Peter Seidler, San Diego Padres managing partner, and San Diego restaurateur Dan Shea received the Philanthropy in Peacemaking Honor for their public-private partnerships to erect temporary housing tents for homeless San Diegans.
NCRC Board Chair Thomas W. Turner Jr. said that together Seidler and Shea sent a clear and loud message to San Diego regarding its homeless population.
They have both supported a wide range of nonprofits focusing on healthcare promotion, biomedical research and higher education. Last year, they challenged all San Diegans to take new approach with homelessness problems.
“Their message was that there is no, one solution to this human tragedy,” Turner said. “Also, the time to act is now. This dynamic duo taught us that homeless has many possible solutions. No solution will be quick or easy, but all solutions must be pursued with equal resolve.”
In unity, KPBS and NCRS recognized four women as Community Heroes Honorees: Elizabeth Bustos, for racial justice and equality; Anne Wilson, for her work with affordable housing; Elizabeth Lopez, for her work with immigration issues; and Diane Takvorian, for her advocacy in environmental justice and sustainability.
Elizabeth Bustos, director for Be There San Diego and San Diego Cardiac Disparities Project, developed solutions in eliminating racial and ethnic health disparities when it comes to heart disease, prominently among African Americans who are at higher risk.
KPBS General Manager Tom Karlo said Bustos knows that the road to racial justice and equality is the fundamental right to quality healthcare.
“She has empowered underserved people to set up their own agenda,” Karlo said. “Elizabeth has achieved social justice and, in the process, saved lives.”
Wilson’s 30-year advocacy for lower income families and senior is considered a person that makes homes happen for underserved communities. As senior vice president of housing and real estate development for Community HousingWorks, she recently oversaw the construction of the North Park Senior Apartments.

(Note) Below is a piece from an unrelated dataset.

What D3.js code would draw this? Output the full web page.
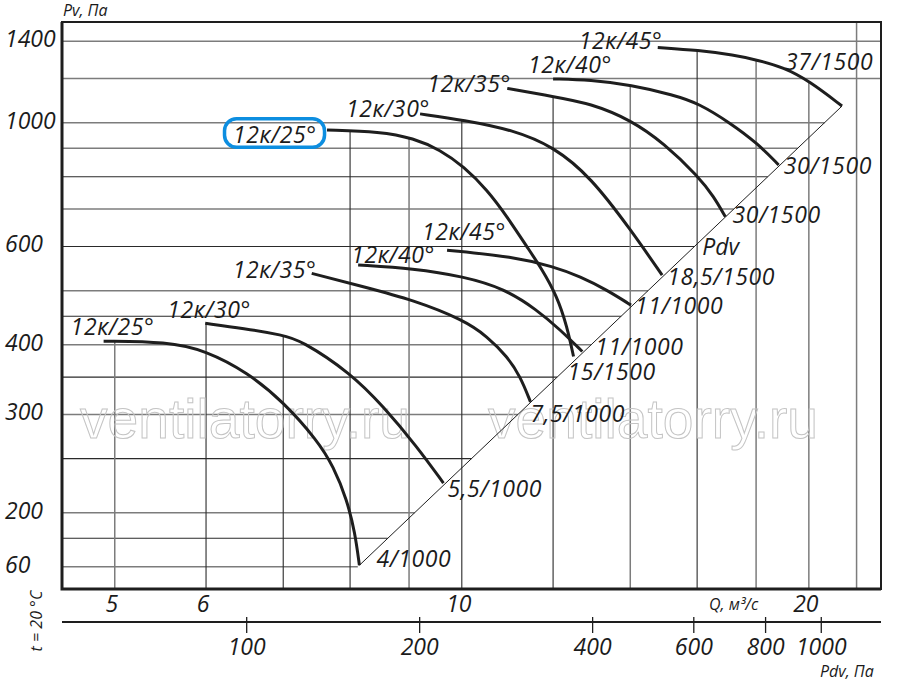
<!DOCTYPE html>
<html>
<head>
<meta charset="utf-8">
<title>12к fan chart</title>
<script src="https://cdn.jsdelivr.net/npm/d3@7"></script>
<style>
  body { margin: 0; background: #fff; }
  svg { display: block; }
  text { font-family: 'Open Sans', 'Liberation Sans', sans-serif; font-style: italic; fill: #1b1b1b; }
</style>
</head>
<body>
<svg id="chart" width="900" height="681"></svg>
<script>
// ---- data (Q in m3/s, Pv in Pa) ----
const qTicks = [5, 6, 10, 20];
const pvTicks = [1400, 1000, 600, 400, 300, 200, 160];
const pvTickLabels = ['1400', '1000', '600', '400', '300', '200', '60'];
const pdvTicks = [100, 200, 400, 600, 800, 1000];
const qGrid = [5, 6, 7, 8, 9, 10, 12, 14, 16, 18, 20, 22];
const pvGrid = [1400, 1200, 1000, 900, 800, 700, 600, 500, 450, 400, 350, 300, 250, 200, 180, 160];

// lower family
const c25a = [[4.89, 406], [5.55, 405], [5.99, 391], [6.53, 356], [7.00, 316], [7.49, 270], [7.74, 242], [7.95, 211], [8.08, 184], [8.15, 161]];
const c30a = [[5.99, 437], [6.47, 428], [7.00, 416], [7.24, 408], [8.01, 356], [8.55, 310], [9.14, 263], [9.64, 226]];
const c35a = [[7.41, 537], [8.22, 508], [9.08, 481], [10.04, 443], [10.52, 414], [10.95, 381], [11.24, 351], [11.47, 316]];
const c40a = [[8.13, 556], [9.08, 548], [10.04, 530], [10.87, 505], [11.62, 462], [12.18, 425], [12.72, 389]];
const c45a = [[9.71, 591], [11.09, 575], [12.01, 552], [12.67, 530], [13.37, 501], [14.02, 471]];
// upper family
const c25b = [[7.64, 970], [8.50, 964], [9.08, 938], [9.58, 894], [10.04, 834], [10.52, 758], [10.95, 678], [11.39, 599], [11.72, 549], [12.10, 488], [12.34, 431], [12.50, 381]];
const c30b = [[9.20, 1037], [10.04, 1011], [11.09, 970], [12.01, 906], [12.93, 800], [14.02, 642], [14.92, 533]];
const c35b = [[10.95, 1152], [12.02, 1113], [12.93, 1083], [14.02, 1011], [14.97, 919], [16.05, 800], [16.54, 737], [16.93, 678]];
const c40b = [[12.00, 1198], [12.93, 1193], [14.02, 1168], [15.27, 1121], [16.05, 1083], [17.10, 998], [18.04, 919], [18.83, 840]];
const c45b = [[14.79, 1364], [16.05, 1348], [17.22, 1322], [18.04, 1295], [19.02, 1256], [20.01, 1188], [21.37, 1071]];

const curves = [c25a, c30a, c35a, c40a, c45a, c25b, c30b, c35b, c40b, c45b];
const angleNames = ['12к/25°', '12к/30°', '12к/35°', '12к/40°', '12к/45°', '12к/25°', '12к/30°', '12к/35°', '12к/40°', '12к/45°'];
const motorNames = ['4/1000', '5,5/1000', '7,5/1000', '11/1000', '11/1000', '15/1500', '18,5/1500', '30/1500', '30/1500', '37/1500'];

// dynamic pressure line Pdv (ends of the diagonal)
const pdvLine = [[8.15, 161], [21.37, 1071]];

(function() {
  'use strict';

  // ---- layout (label offsets from curve start / end, px) ----
  const angleOffsets = [[-33, -6], [-38, -5], [-79, 5], [-7, -2], [-25, -10], [-94, 13], [-74, 3], [-80, 4], [-25, -6], [-79, 2]];
  const motorOffsets = [[17, 2], [4, 14], [0, 20], [13, 3], [4, 9], [-6, 23], [5, 10], [7, 6], [5, 9], [-57, -36]];
  const darkPv = new Set([800, 600, 450, 350, 250, 180]);
  const darkQ = new Set([6, 7, 8, 10, 12, 16]);

  const pLeft = 62, pRight = 881, pTop = 22, pBottom = 589;
  const pdvAxisY = 622;
  const labelSize = '23px';
  const labelSpacing = '0.6px';

  const svg = d3.select('#chart');

  const x = d3.scaleLog().domain([4.5, 23.1]).range([pLeft, pRight]);
  const y = d3.scaleLog().domain([146, 1515]).range([pBottom, pTop]);
  const xPdv = d3.scaleLog().domain([47.8, 1273]).range([pLeft, pRight]);

  const line = d3.line()
    .x(d => x(d[0]))
    .y(d => y(d[1]))
    .curve(d3.curveBasis);

  // diagonal in pixel space
  const dA = [x(pdvLine[0][0]), y(pdvLine[0][1])];
  const dB = [x(pdvLine[1][0]), y(pdvLine[1][1])];
  function diagXAt(py) {
    const t = (py - dA[1]) / (dB[1] - dA[1]);
    return dA[0] + t * (dB[0] - dA[0]);
  }

  const gGrid = svg.append('g');
  const gMarks = svg.append('g');

  const curvePaths = gMarks.selectAll('path.curve')
    .data(curves)
    .enter()
    .append('path')
    .attr('class', 'curve')
    .attr('d', line)
    .attr('fill', 'none')
    .attr('stroke', '#1e1e1e')
    .attr('stroke-width', 3);

  // sample curves to find where each vertical grid line meets the top envelope
  const samples = [];
  curvePaths.each(function() {
    const len = this.getTotalLength();
    const pts = [];
    for (let l = 0; l <= len; l += 0.5) {
      const p = this.getPointAtLength(l);
      pts.push([p.x, p.y]);
    }
    samples.push(pts);
  });

  function envelopeTop(px) {
    let best = pTop;
    let found = false;
    samples.forEach(pts => {
      for (let i = 1; i < pts.length; i++) {
        const a = pts[i - 1], b = pts[i];
        if ((a[0] - px) * (b[0] - px) <= 0 && a[0] !== b[0]) {
          const t = (px - a[0]) / (b[0] - a[0]);
          const py = a[1] + t * (b[1] - a[1]);
          if (!found || py < best) { best = py; found = true; }
        }
      }
    });
    return found ? best : pTop;
  }

  // horizontal grid, cut at the Pdv diagonal
  gGrid.selectAll('line.h')
    .data(pvGrid)
    .enter()
    .append('line')
    .attr('x1', pLeft)
    .attr('x2', d => {
      const py = y(d);
      return py < dB[1] ? pRight : Math.min(pRight, diagXAt(py));
    })
    .attr('y1', d => y(d))
    .attr('y2', d => y(d))
    .attr('stroke', d => darkPv.has(d) ? '#2a2a2a' : '#7c7c7c')
    .attr('stroke-width', d => darkPv.has(d) ? 1.1 : 1.5);

  // vertical grid, starting at the top curve
  gGrid.selectAll('line.v')
    .data(qGrid)
    .enter()
    .append('line')
    .attr('x1', d => x(d))
    .attr('x2', d => x(d))
    .attr('y1', d => envelopeTop(x(d)))
    .attr('y2', pBottom)
    .attr('stroke', d => darkQ.has(d) ? '#2a2a2a' : '#7c7c7c')
    .attr('stroke-width', d => darkQ.has(d) ? 1.1 : 1.5);

  // watermark
  [80, 488].forEach(wx => {
    gGrid.append('text')
      .attr('x', wx)
      .attr('y', 438)
      .attr('textLength', 330)
      .attr('lengthAdjust', 'spacingAndGlyphs')
      .style('font-family', "'Liberation Sans', Arial, sans-serif")
      .style('font-style', 'normal')
      .style('font-size', '56px')
      .style('fill', 'none')
      .style('stroke', '#c4c4c4')
      .style('stroke-width', 1)
      .text('ventilatorry.ru');
  });

  // Pdv diagonal
  gGrid.append('line')
    .attr('x1', dA[0]).attr('y1', dA[1])
    .attr('x2', dB[0]).attr('y2', dB[1])
    .attr('stroke', '#1e1e1e')
    .attr('stroke-width', 1);

  // frame
  svg.append('rect')
    .attr('x', pLeft).attr('y', pTop)
    .attr('width', pRight - pLeft).attr('height', pBottom - pTop)
    .attr('fill', 'none')
    .attr('stroke', '#1e1e1e')
    .attr('stroke-width', 2);
  svg.append('path')
    .attr('d', `M${pLeft},${pTop} V${pBottom} H${pRight}`)
    .attr('fill', 'none')
    .attr('stroke', '#1e1e1e')
    .attr('stroke-width', 3);

  gMarks.raise();

  // y tick labels (left aligned)
  svg.append('g')
    .selectAll('text')
    .data(pvTicks)
    .enter()
    .append('text')
    .attr('x', 5)
    .attr('y', d => y(d) + 6)
    .style('font-size', '23px')
    .text((d, i) => pvTickLabels[i]);

  // Q axis labels
  svg.append('g')
    .selectAll('text')
    .data(qTicks)
    .enter()
    .append('text')
    .attr('x', d => x(d) - 3)
    .attr('y', 612)
    .attr('text-anchor', 'middle')
    .style('font-size', '23px')
    .text(d => d);

  // Pdv axis
  const pdvAxis = svg.append('g')
    .attr('transform', `translate(0,${pdvAxisY})`)
    .call(d3.axisBottom(xPdv).tickValues(pdvTicks).tickSize(11).tickSizeOuter(0).tickFormat(d3.format('d')));
  pdvAxis.select('.domain')
    .attr('d', `M${pLeft},0H${pRight}`)
    .attr('stroke', '#1e1e1e')
    .attr('stroke-width', 2);
  pdvAxis.selectAll('.tick line')
    .attr('y1', -5)
    .attr('stroke', '#1e1e1e')
    .attr('stroke-width', 1.3);
  pdvAxis.selectAll('.tick text')
    .attr('y', 33)
    .attr('dy', 0)
    .attr('fill', '#1b1b1b')
    .style('font-family', "'Open Sans', sans-serif")
    .style('font-style', 'italic')
    .style('font-size', '23px');

  // axis titles
  svg.append('text').attr('x', 63).attr('y', 16).style('font-size', '16px').text('Pv, Па');
  svg.append('text').attr('x', 709).attr('y', 610).style('font-size', '16px').text('Q, м³/с');
  svg.append('text').attr('x', 820).attr('y', 677).style('font-size', '16px').text('Pdv, Па');
  svg.append('text')
    .attr('transform', 'translate(42,621) rotate(-90)')
    .attr('text-anchor', 'middle')
    .style('font-size', '16px')
    .text('t = 20 °C');

  // curve labels
  const gLabels = svg.append('g');
  curves.forEach((c, i) => {
    const s = c[0], e = c[c.length - 1];
    gLabels.append('text')
      .attr('x', x(s[0]) + angleOffsets[i][0])
      .attr('y', y(s[1]) + angleOffsets[i][1])
      .style('font-size', labelSize)
      .style('letter-spacing', labelSpacing)
      .text(angleNames[i]);
    gLabels.append('text')
      .attr('x', x(e[0]) + motorOffsets[i][0])
      .attr('y', y(e[1]) + motorOffsets[i][1])
      .style('font-size', labelSize)
      .style('letter-spacing', labelSpacing)
      .text(motorNames[i]);
  });

  // Pdv label on the diagonal
  const pdvT = 0.675;
  gLabels.append('text')
    .attr('x', dA[0] + pdvT * (dB[0] - dA[0]) + 17)
    .attr('y', dA[1] + pdvT * (dB[1] - dA[1]))
    .style('font-size', labelSize)
    .text('Pdv');

  // blue highlight around the upper 12к/25°
  const hl = [x(c25b[0][0]) + angleOffsets[5][0], y(c25b[0][1]) + angleOffsets[5][1]];
  svg.append('rect')
    .attr('x', hl[0] - 8.5)
    .attr('y', hl[1] - 24.3)
    .attr('width', 100)
    .attr('height', 28.5)
    .attr('rx', 12)
    .attr('fill', 'none')
    .attr('stroke', '#0d8ee0')
    .attr('stroke-width', 3.5);
})();
</script>
</body>
</html>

Elizabeth Lopez founded the Southern California Immigration Project in 2015.
Karlo said Lopez has provided free to low-cost legal services to hundreds asylum seekers who have come to America to find sanctuary and gain a fresh start in life.
“She is a passionate advocate for people from such war-torn countries such as Ethiopia, Rwanda, Ukraine and Egypt,” said Karlo. “Elizabeth has had an impact on this deserving population and her legacy will last for many years to come.”
Diane Takvorian is an environmental justice advocate and is dedicated to inspiring low-income San Diegans to pursue a healthy and sustainable quality of life. She serves as the executive director for the Environmental Health Coalition, which she helped fund in 1980.
“Diane has led the charge for environmental justice in the San Diego/Tijuana region for nearly 40 years,” said Karlo. “She believes that everyone deserves a safe place to live, work and play, and that no one should suffer from daily exposure of toxic pollution. She has mobilized hundreds of thousands of people to rid commercial polluters and she has encouraged communities to take action for better health and a better quality of life.”
NCRC is built on the belief that every dispute has a solution and issues can be resolved with the highest degree of civility and respect to all parties involved.